● Written task:
Please transcribe the data that follows without the pictures, keeping every word the same.

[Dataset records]

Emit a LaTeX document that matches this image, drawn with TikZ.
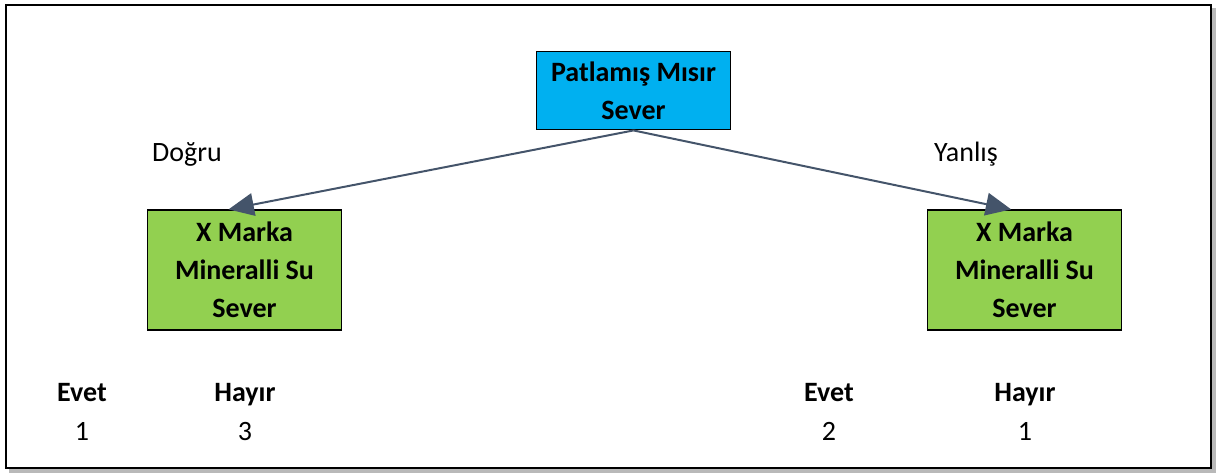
\documentclass[tikz,border=0pt]{standalone}
\usepackage{fontspec}
\setmainfont{Carlito}
\usetikzlibrary{arrows.meta}
\definecolor{ceu}{HTML}{00B0F0}
\definecolor{grama}{HTML}{92D050}
\definecolor{seta}{HTML}{44546A}

\begin{document}
\begin{tikzpicture}[x=0.75pt, y=-0.75pt,
	caixa/.style={draw=black, line width=0.9pt, minimum width=146pt, align=center,
		inner sep=0pt, font=\fontsize{21}{28.5}\selectfont\bfseries},
	texto/.style={anchor=base, font=\fontsize{21}{24}\selectfont},
	negrito/.style={texto, font=\fontsize{21}{24}\selectfont\bfseries},
	ramo/.style={draw=seta, line width=1.5pt, -{Triangle[length=19pt, width=17pt]}}]
	\useasboundingbox (0,0) rectangle (1217,473);
	% moldura com sombra
		\draw[gray!55, line width=2.5pt] (9,471) -- (1214,471) -- (1214,8);
		\draw[line width=2.2pt] (6,5) rectangle (1211,468);

	% as caixas
		\node[caixa, fill=ceu, minimum height=59pt] (topo) at (633.5,90.5) {Patlamış Mısır\\Sever};
		\node[caixa, fill=grama, minimum height=90pt] (esq) at (244.5,270) {X Marka\\Mineralli Su\\Sever};
		\node[caixa, fill=grama, minimum height=90pt] (dir) at (1024.5,270) {X Marka\\Mineralli Su\\Sever};

	% setas
		\draw[ramo] (topo.south) -- ([xshift=-12pt]esq.north);
		\draw[ramo] (topo.south) -- ([xshift=-10pt]dir.north);
		\node[texto] (sim) at (187,162) {Doğru};
		\node[texto] (nao) at (966,162) {Yanlış};

	% contagens
		\node[negrito] (ev1) at (82,402) {Evet};
		\node[texto] (n1) at (82,441) {1};
		\node[negrito] (ha1) at (245,402) {Hayır};
		\node[texto] (n2) at (245,441) {3};
		\node[negrito] (ev2) at (829,402) {Evet};
		\node[texto] (n3) at (829,441) {2};
		\node[negrito] (ha2) at (1025,402) {Hayır};
		\node[texto] (n4) at (1025,441) {1};
\end{tikzpicture}
\end{document}
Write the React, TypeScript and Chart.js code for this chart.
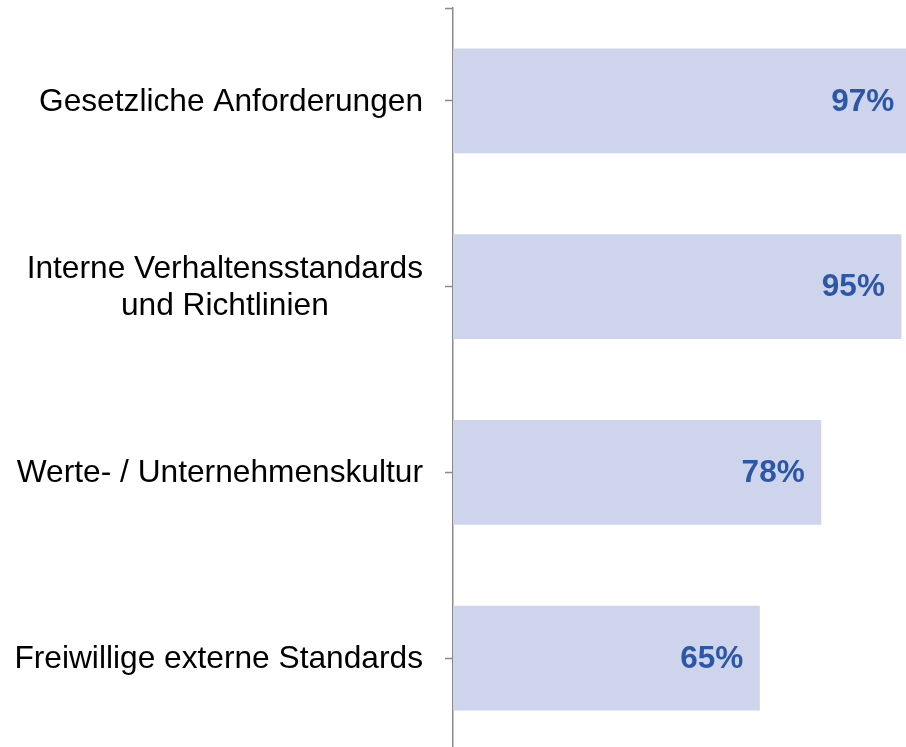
import React, { useEffect, useRef } from "react";
import { Chart, registerables } from "chart.js";

Chart.register(...registerables);

const categories: string[][] = [
  ["Gesetzliche Anforderungen"],
  ["Interne Verhaltensstandards", "und Richtlinien"],
  ["Werte- / Unternehmenskultur"],
  ["Freiwillige externe Standards"],
];
const values: number[] = [97, 95, 78, 65];
const valueLabels: string[] = ["97%", "95%", "78%", "65%"];

const FONT = "'Liberation Sans', Arial, sans-serif";
const AXIS_COLOR = "#8a8a8a";

const labelsPlugin = {
  id: "customLabels",
  afterDraw(chart: any) {
    const ctx = chart.ctx;
    const yScale = chart.scales.y;
    const area = chart.chartArea;
    ctx.save();
    // top boundary tick
    ctx.strokeStyle = AXIS_COLOR;
    ctx.lineWidth = 1.5;
    ctx.beginPath();
    ctx.moveTo(area.left - 8, area.top + 0.5);
    ctx.lineTo(area.left, area.top + 0.5);
    ctx.stroke();

    // category labels
    ctx.font = `31.7px ${FONT}`;
    ctx.fillStyle = "#000000";
    ctx.textBaseline = "middle";
    ctx.textAlign = "center";
    const rightEdge = area.left - 30;
    const lineH = 37;
    categories.forEach((lines, i) => {
      const cy = yScale.getPixelForValue(i) + 1;
      const widths = lines.map((l) => ctx.measureText(l).width);
      const w = Math.max(...widths);
      const cx = rightEdge - w / 2;
      const startY = cy - ((lines.length - 1) * lineH) / 2;
      lines.forEach((l, j) => {
        ctx.fillText(l, cx, startY + j * lineH);
      });
    });

    // value labels
    const meta = chart.getDatasetMeta(0);
    ctx.font = `bold 31.5px ${FONT}`;
    ctx.fillStyle = "#2c56a6";
    ctx.textAlign = "right";
    meta.data.forEach((bar: any, i: number) => {
      ctx.fillText(valueLabels[i], bar.x - 16.5, bar.y + 1);
    });
    ctx.restore();
  },
};

export default function App() {
  const ref = useRef<HTMLCanvasElement | null>(null);
  useEffect(() => {
    if (!ref.current) return;
    const chart = new Chart(ref.current, {
      type: "bar",
      data: {
        labels: categories.map((c) => c.join(" ")),
        datasets: [
          {
            data: values,
            backgroundColor: "#ced4ec",
            borderWidth: 0,
            barPercentage: 0.565,
            categoryPercentage: 1,
          },
        ],
      },
      options: {
        indexAxis: "y",
        animation: false,
        responsive: false,
        devicePixelRatio: 1,
        layout: { padding: { top: 8, left: 0, right: 0, bottom: 0 } },
        plugins: {
          legend: { display: false },
          tooltip: { enabled: false },
        },
        scales: {
          x: {
            display: false,
            min: 0,
            max: 100,
          },
          y: {
            offset: true,
            grid: {
              offset: false,
              drawOnChartArea: false,
              drawTicks: true,
              tickLength: 8,
              tickWidth: 1.5,
              tickColor: AXIS_COLOR,
            },
            border: { display: true, color: AXIS_COLOR, width: 1.5 },
            ticks: { display: false },
            afterFit: (scale: any) => {
              scale.width = 453;
            },
          },
        },
      },
      plugins: [labelsPlugin],
    });
    return () => chart.destroy();
  }, []);

  return (
    <div
      style={{
        position: "fixed",
        left: 0,
        top: 0,
        width: 906,
        height: 747,
        overflow: "hidden",
        background: "#ffffff",
      }}
    >
      <canvas
        ref={ref}
        width={925}
        height={751}
        style={{ width: 925, height: 751, display: "block" }}
      />
    </div>
  );
}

● Answer:
Emit a LaTeX document that matches this image, drawn with TikZ.
\documentclass[tikz,border=0pt]{standalone}
\usepackage{fontspec}
\setmainfont{Carlito}
\usetikzlibrary{arrows.meta}
\definecolor{ceu}{HTML}{00B0F0}
\definecolor{grama}{HTML}{92D050}
\definecolor{seta}{HTML}{44546A}

\begin{document}
\begin{tikzpicture}[x=0.75pt, y=-0.75pt,
	caixa/.style={draw=black, line width=0.9pt, minimum width=146pt, align=center,
		inner sep=0pt, font=\fontsize{21}{28.5}\selectfont\bfseries},
	texto/.style={anchor=base, font=\fontsize{21}{24}\selectfont},
	negrito/.style={texto, font=\fontsize{21}{24}\selectfont\bfseries},
	ramo/.style={draw=seta, line width=1.5pt, -{Triangle[length=19pt, width=17pt]}}]
	\useasboundingbox (0,0) rectangle (1217,473);
	% moldura com sombra
		\draw[gray!55, line width=2.5pt] (9,471) -- (1214,471) -- (1214,8);
		\draw[line width=2.2pt] (6,5) rectangle (1211,468);

	% as caixas
		\node[caixa, fill=ceu, minimum height=59pt] (topo) at (633.5,90.5) {Patlamış Mısır\\Sever};
		\node[caixa, fill=grama, minimum height=90pt] (esq) at (244.5,270) {X Marka\\Mineralli Su\\Sever};
		\node[caixa, fill=grama, minimum height=90pt] (dir) at (1024.5,270) {X Marka\\Mineralli Su\\Sever};

	% setas
		\draw[ramo] (topo.south) -- ([xshift=-12pt]esq.north);
		\draw[ramo] (topo.south) -- ([xshift=-10pt]dir.north);
		\node[texto] (sim) at (187,162) {Doğru};
		\node[texto] (nao) at (966,162) {Yanlış};

	% contagens
		\node[negrito] (ev1) at (82,402) {Evet};
		\node[texto] (n1) at (82,441) {1};
		\node[negrito] (ha1) at (245,402) {Hayır};
		\node[texto] (n2) at (245,441) {3};
		\node[negrito] (ev2) at (829,402) {Evet};
		\node[texto] (n3) at (829,441) {2};
		\node[negrito] (ha2) at (1025,402) {Hayır};
		\node[texto] (n4) at (1025,441) {1};
\end{tikzpicture}
\end{document}
Write the React, TypeScript and Chart.js code for this chart.
import React, { useEffect, useRef } from "react";
import { Chart, registerables } from "chart.js";

Chart.register(...registerables);

const categories: string[][] = [
  ["Gesetzliche Anforderungen"],
  ["Interne Verhaltensstandards", "und Richtlinien"],
  ["Werte- / Unternehmenskultur"],
  ["Freiwillige externe Standards"],
];
const values: number[] = [97, 95, 78, 65];
const valueLabels: string[] = ["97%", "95%", "78%", "65%"];

const FONT = "'Liberation Sans', Arial, sans-serif";
const AXIS_COLOR = "#8a8a8a";

const labelsPlugin = {
  id: "customLabels",
  afterDraw(chart: any) {
    const ctx = chart.ctx;
    const yScale = chart.scales.y;
    const area = chart.chartArea;
    ctx.save();
    // top boundary tick
    ctx.strokeStyle = AXIS_COLOR;
    ctx.lineWidth = 1.5;
    ctx.beginPath();
    ctx.moveTo(area.left - 8, area.top + 0.5);
    ctx.lineTo(area.left, area.top + 0.5);
    ctx.stroke();

    // category labels
    ctx.font = `31.7px ${FONT}`;
    ctx.fillStyle = "#000000";
    ctx.textBaseline = "middle";
    ctx.textAlign = "center";
    const rightEdge = area.left - 30;
    const lineH = 37;
    categories.forEach((lines, i) => {
      const cy = yScale.getPixelForValue(i) + 1;
      const widths = lines.map((l) => ctx.measureText(l).width);
      const w = Math.max(...widths);
      const cx = rightEdge - w / 2;
      const startY = cy - ((lines.length - 1) * lineH) / 2;
      lines.forEach((l, j) => {
        ctx.fillText(l, cx, startY + j * lineH);
      });
    });

    // value labels
    const meta = chart.getDatasetMeta(0);
    ctx.font = `bold 31.5px ${FONT}`;
    ctx.fillStyle = "#2c56a6";
    ctx.textAlign = "right";
    meta.data.forEach((bar: any, i: number) => {
      ctx.fillText(valueLabels[i], bar.x - 16.5, bar.y + 1);
    });
    ctx.restore();
  },
};

export default function App() {
  const ref = useRef<HTMLCanvasElement | null>(null);
  useEffect(() => {
    if (!ref.current) return;
    const chart = new Chart(ref.current, {
      type: "bar",
      data: {
        labels: categories.map((c) => c.join(" ")),
        datasets: [
          {
            data: values,
            backgroundColor: "#ced4ec",
            borderWidth: 0,
            barPercentage: 0.565,
            categoryPercentage: 1,
          },
        ],
      },
      options: {
        indexAxis: "y",
        animation: false,
        responsive: false,
        devicePixelRatio: 1,
        layout: { padding: { top: 8, left: 0, right: 0, bottom: 0 } },
        plugins: {
          legend: { display: false },
          tooltip: { enabled: false },
        },
        scales: {
          x: {
            display: false,
            min: 0,
            max: 100,
          },
          y: {
            offset: true,
            grid: {
              offset: false,
              drawOnChartArea: false,
              drawTicks: true,
              tickLength: 8,
              tickWidth: 1.5,
              tickColor: AXIS_COLOR,
            },
            border: { display: true, color: AXIS_COLOR, width: 1.5 },
            ticks: { display: false },
            afterFit: (scale: any) => {
              scale.width = 453;
            },
          },
        },
      },
      plugins: [labelsPlugin],
    });
    return () => chart.destroy();
  }, []);

  return (
    <div
      style={{
        position: "fixed",
        left: 0,
        top: 0,
        width: 906,
        height: 747,
        overflow: "hidden",
        background: "#ffffff",
      }}
    >
      <canvas
        ref={ref}
        width={925}
        height={751}
        style={{ width: 925, height: 751, display: "block" }}
      />
    </div>
  );
}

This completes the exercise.